The Spartans certainly knew this. The Spartans had the best fighting force in Greece during their heyday BECAUSE they had good times created off the backs of a huge population of slaves. Spartans didn’t have to work because the Helots worked for them, allowing Spartans unlimited time to spend on training for war. Sure, being in the military is no cakewalk, but it’s a lot easier to produce good soldiers when they can be well-fed and well-equipped and they don’t have to spend all their time in the fields growing their own crops or forging their own arms and armor like the other Greek city-states had to do. When all your bottom-tier needs are met because you don’t have to work for a living you can focus on achieving your top-tier needs.

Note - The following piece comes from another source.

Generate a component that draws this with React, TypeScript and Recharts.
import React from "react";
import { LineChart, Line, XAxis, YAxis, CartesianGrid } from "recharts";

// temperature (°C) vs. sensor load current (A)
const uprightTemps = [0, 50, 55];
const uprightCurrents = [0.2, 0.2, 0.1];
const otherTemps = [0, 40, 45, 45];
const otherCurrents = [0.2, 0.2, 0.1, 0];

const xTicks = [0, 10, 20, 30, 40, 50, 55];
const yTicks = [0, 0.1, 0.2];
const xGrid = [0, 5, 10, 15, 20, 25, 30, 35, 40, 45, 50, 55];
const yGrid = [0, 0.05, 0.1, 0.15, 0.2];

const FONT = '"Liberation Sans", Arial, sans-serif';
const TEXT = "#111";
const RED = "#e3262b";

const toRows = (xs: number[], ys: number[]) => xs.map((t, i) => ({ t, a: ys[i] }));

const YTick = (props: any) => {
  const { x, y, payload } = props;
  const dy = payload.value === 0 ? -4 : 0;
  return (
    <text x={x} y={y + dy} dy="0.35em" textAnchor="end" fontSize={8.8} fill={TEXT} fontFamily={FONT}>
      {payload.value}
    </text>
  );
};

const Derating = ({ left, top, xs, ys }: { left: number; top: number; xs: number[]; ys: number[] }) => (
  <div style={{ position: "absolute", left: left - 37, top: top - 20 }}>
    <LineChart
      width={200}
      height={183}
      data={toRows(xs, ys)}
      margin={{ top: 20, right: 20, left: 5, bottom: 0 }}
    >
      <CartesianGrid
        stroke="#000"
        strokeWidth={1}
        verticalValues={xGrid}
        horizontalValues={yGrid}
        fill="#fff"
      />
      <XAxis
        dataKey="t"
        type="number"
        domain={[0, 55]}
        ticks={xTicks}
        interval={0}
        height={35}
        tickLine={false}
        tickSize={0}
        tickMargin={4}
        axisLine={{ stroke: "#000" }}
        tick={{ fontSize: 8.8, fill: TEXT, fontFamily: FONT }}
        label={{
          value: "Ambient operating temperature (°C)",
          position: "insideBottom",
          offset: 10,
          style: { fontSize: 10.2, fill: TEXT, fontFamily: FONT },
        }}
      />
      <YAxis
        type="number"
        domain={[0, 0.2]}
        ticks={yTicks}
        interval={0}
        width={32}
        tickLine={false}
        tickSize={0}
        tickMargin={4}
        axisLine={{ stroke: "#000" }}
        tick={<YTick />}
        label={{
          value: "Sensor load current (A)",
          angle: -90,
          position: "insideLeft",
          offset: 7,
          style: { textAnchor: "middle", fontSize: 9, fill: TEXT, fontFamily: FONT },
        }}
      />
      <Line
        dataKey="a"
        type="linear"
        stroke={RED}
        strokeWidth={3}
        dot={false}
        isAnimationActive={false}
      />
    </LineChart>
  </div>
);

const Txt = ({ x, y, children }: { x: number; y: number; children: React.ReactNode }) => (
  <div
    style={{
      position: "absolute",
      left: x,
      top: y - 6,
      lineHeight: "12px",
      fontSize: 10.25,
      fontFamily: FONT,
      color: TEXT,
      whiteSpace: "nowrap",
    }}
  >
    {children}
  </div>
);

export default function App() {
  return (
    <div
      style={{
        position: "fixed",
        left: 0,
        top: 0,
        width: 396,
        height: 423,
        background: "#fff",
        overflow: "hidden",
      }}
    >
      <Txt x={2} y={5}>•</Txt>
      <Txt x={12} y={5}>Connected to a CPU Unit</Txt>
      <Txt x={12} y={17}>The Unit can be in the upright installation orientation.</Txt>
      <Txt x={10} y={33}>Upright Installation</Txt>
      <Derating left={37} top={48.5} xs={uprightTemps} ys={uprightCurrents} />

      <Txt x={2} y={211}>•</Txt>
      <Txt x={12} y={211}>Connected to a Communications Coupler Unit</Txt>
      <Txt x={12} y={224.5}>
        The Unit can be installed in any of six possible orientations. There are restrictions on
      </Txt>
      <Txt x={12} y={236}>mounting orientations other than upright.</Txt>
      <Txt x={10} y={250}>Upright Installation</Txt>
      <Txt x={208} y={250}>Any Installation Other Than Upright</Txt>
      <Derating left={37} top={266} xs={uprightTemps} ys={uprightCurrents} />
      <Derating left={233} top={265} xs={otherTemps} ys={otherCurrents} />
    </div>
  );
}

Isn’t it any wonder that most of the great people throughout all of history, while they may have lived during harder times than today, were mostly upper-class people who lived far easier lives than the vast majority of people of their day? The Founding Fathers were all independently wealthy. Even the self-made Ben Franklin, who left home with a single Dutch Guilder, was already an established printer from years of working for his brother and forming a network of connections. He retired at age 41 a multi-millionaire (perhaps even a billionaire) from plagiarizing other people’s work (which was encouraged at the time). Even though they were living in harder times than today, they were all super rich and had much easier lives than the average person. Everyone in America did, in fact. The average American was taller, stronger, healthier, and lived longer lives than the average person in Europe, and two British invasions failed to defeat the easy-living Americans.

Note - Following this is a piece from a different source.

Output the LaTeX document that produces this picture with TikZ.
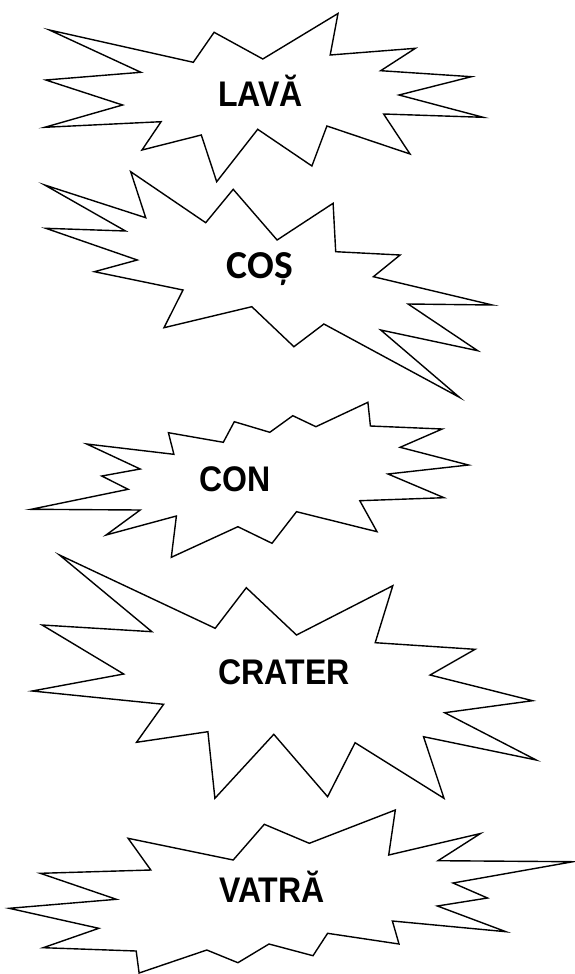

Most of the famous scientists, with few exceptions, were also independently wealthy, which allowed them the kind of unlimited free time necessary to pursue frivolous, unnecessary leisure activities like science. Scientists today have their research and equipment paid for by rich corporations or academic institutions, providing them with much easier lives than the wage slaves, because being under the constant stress of survival doesn’t allow for the mental flights of fancy necessary to come up with new ideas.
And the fall of Rome? Decadent, effeminate, “easy times” Rome? Actually fell after being weakened by decades of plague, civil war, and bankrupting their treasury fighting the Persians. Rome was sacked during the hard times, not the decadent times of the first and second centuries. And the “hard times” manly barbarians who finally sacked Rome were allowed to migrate across the border en masse (800,000 of them, their entire population) and were living off welfare. They were employed as mercenaries in the Roman army, given free weapons and training, and their leader was raised in the easy life of a Roman aristocrat and saw an opportunity to start a war and steal power for himself as Roman aristocrats had done for generations. Of all the barbarians the Romans had crushed it was the ones living the easiest lives off the Roman dole who finally sacked the eternal city, not the countless tribes who were butchered by their millions if official records are to be believed.
And modern Islamist terrorists today? All their leaders are Western trained. They grew up in easy times and took advantage of decadence to become stronger, better leaders, better warriors. Would the Mujaheddin have survived as long as it had if not for all the Western money, training, and weapons they were being funneled? Or for the fact that the Soviet Union at the time was severely weakened by two oil crises that knocked the bottom out of their economy? The “easy times” Soviet Union was actually living in the most difficult time since WW2 and the “hard times” Mujaheddin were being bankrolled by the United States.
And that pattern plays out again, and again, and again throughout history. There are always exceptions, but they are few and far between. 99 times out of 100 the people with the money and time to spare on developing better soldiers and technology win.